-- Provided data start --

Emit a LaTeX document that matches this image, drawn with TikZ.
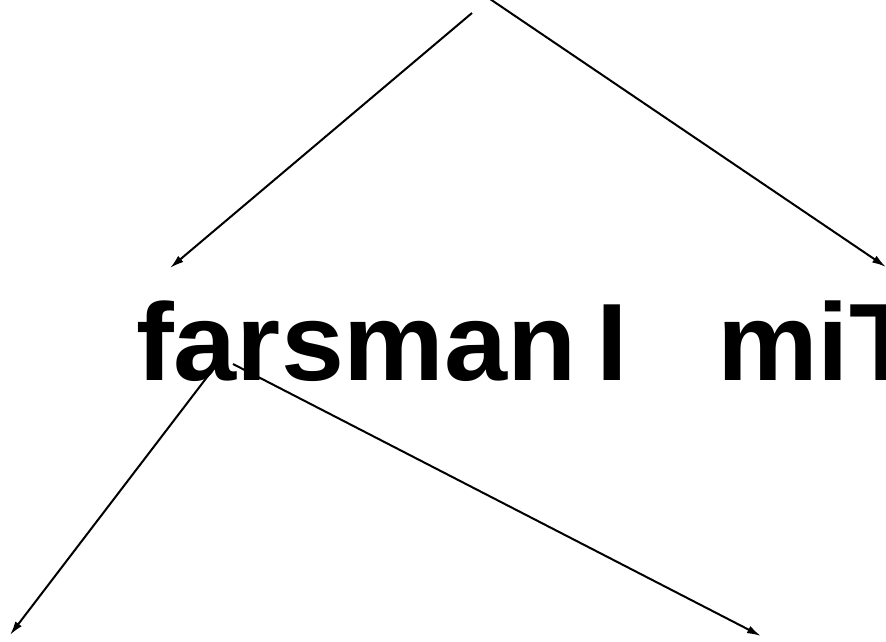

-- Provided data end --
-- Provided data start --

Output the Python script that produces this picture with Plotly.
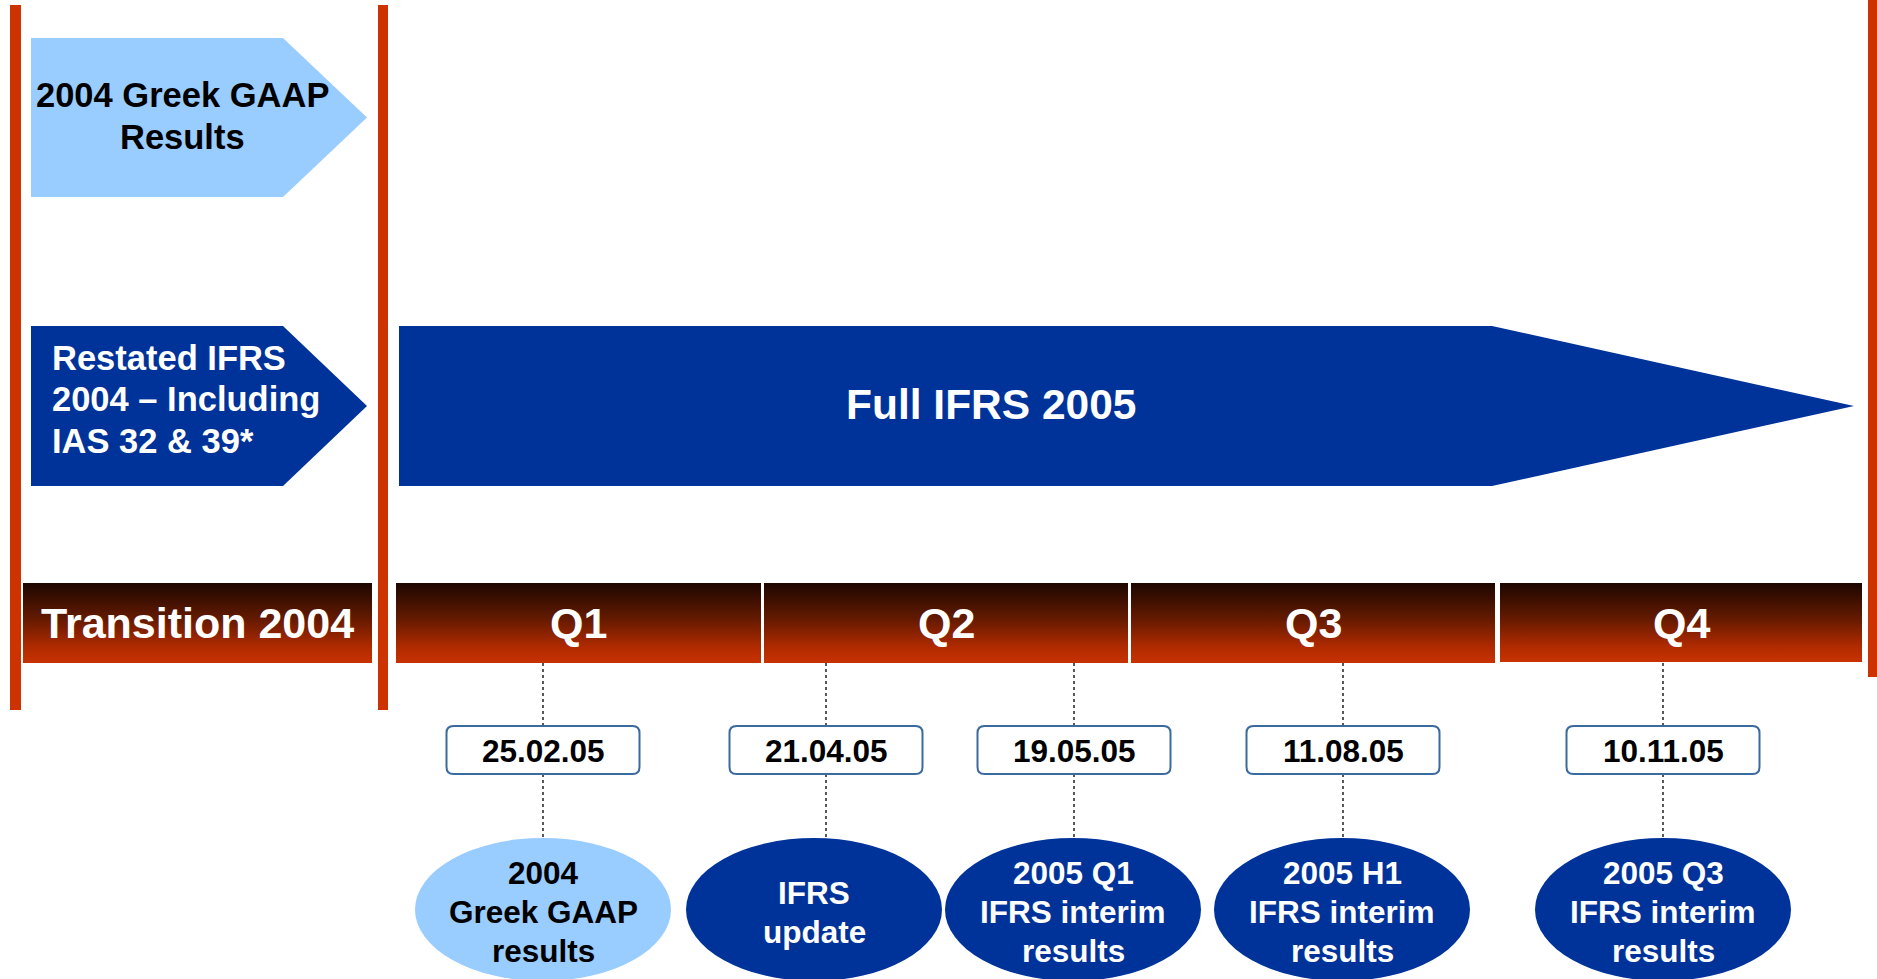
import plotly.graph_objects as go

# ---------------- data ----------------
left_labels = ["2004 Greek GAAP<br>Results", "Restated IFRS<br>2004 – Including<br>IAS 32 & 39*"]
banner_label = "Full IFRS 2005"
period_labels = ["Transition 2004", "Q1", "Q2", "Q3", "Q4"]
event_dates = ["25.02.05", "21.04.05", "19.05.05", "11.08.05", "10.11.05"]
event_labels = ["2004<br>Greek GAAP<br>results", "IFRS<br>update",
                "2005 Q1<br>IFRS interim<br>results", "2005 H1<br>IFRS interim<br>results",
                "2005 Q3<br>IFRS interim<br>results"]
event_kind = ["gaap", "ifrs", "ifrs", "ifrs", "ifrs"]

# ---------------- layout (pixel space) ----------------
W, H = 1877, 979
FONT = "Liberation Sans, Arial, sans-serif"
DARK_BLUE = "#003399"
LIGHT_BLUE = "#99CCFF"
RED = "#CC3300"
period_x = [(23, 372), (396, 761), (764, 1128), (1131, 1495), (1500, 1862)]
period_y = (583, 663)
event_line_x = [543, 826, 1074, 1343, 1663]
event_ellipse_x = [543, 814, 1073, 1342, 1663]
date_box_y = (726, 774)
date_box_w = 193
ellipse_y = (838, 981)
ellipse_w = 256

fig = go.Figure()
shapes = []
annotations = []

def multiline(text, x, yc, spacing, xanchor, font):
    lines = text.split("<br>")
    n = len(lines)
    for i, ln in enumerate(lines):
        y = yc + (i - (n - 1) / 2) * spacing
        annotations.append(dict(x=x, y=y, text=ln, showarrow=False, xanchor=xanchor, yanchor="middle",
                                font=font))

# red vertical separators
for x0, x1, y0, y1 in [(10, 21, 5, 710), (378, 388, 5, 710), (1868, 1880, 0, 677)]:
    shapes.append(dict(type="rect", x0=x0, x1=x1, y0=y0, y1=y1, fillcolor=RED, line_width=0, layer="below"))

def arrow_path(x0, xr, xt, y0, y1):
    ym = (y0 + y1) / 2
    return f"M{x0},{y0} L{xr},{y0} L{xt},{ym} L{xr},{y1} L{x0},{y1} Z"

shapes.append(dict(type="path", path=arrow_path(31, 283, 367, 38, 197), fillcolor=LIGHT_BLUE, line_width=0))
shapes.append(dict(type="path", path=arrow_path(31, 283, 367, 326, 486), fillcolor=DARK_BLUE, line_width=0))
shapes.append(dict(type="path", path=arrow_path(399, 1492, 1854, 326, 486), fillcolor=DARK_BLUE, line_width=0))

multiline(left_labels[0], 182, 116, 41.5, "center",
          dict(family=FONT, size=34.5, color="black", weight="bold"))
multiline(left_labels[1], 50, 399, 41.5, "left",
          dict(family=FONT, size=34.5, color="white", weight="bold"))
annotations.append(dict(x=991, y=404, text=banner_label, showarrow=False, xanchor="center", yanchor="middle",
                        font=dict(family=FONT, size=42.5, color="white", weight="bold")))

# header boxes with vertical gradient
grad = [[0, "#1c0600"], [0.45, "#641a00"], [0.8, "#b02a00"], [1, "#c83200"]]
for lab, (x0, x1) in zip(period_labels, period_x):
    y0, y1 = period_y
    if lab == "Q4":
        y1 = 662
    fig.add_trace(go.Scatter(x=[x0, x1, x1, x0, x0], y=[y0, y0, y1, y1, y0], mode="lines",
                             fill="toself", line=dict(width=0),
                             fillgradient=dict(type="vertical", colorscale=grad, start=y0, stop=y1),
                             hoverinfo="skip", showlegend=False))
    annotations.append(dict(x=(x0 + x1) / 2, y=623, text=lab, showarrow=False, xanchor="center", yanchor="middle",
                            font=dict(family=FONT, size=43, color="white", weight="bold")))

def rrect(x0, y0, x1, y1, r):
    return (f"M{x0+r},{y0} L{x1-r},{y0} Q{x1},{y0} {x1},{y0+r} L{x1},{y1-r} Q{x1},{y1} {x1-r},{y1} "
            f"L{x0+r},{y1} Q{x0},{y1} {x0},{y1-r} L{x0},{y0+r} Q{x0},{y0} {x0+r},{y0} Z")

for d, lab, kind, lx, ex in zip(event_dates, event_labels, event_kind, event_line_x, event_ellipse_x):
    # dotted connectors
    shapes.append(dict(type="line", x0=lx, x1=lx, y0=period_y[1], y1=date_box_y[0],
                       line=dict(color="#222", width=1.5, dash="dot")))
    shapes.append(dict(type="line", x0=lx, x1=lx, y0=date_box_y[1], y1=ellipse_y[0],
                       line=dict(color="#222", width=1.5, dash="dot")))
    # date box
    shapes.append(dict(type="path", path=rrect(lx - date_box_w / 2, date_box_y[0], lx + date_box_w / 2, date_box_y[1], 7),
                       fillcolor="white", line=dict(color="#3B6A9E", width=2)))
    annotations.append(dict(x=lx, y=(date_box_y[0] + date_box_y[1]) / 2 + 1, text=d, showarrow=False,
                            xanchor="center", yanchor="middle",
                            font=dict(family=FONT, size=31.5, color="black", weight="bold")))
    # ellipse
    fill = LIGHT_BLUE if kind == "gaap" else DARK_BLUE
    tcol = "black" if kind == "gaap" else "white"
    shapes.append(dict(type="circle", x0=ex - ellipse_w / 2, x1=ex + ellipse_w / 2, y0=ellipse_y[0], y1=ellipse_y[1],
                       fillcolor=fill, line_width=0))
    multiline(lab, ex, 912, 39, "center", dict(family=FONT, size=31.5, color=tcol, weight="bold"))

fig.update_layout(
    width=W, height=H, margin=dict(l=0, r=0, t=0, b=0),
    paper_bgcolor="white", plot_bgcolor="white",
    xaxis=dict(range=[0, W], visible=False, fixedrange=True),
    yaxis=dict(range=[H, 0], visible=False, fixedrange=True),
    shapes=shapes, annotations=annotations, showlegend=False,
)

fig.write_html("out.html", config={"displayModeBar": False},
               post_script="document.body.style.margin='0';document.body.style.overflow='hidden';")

-- Provided data end --

▸ **What to produce**
Beginning at the line above that contains "Output the Python", repeat each line exactly through the one that contains "import plotly.graph_objects as go", and leave out the pictures.

▸ **Answer to this task**
Output the Python script that produces this picture with Plotly.
import plotly.graph_objects as go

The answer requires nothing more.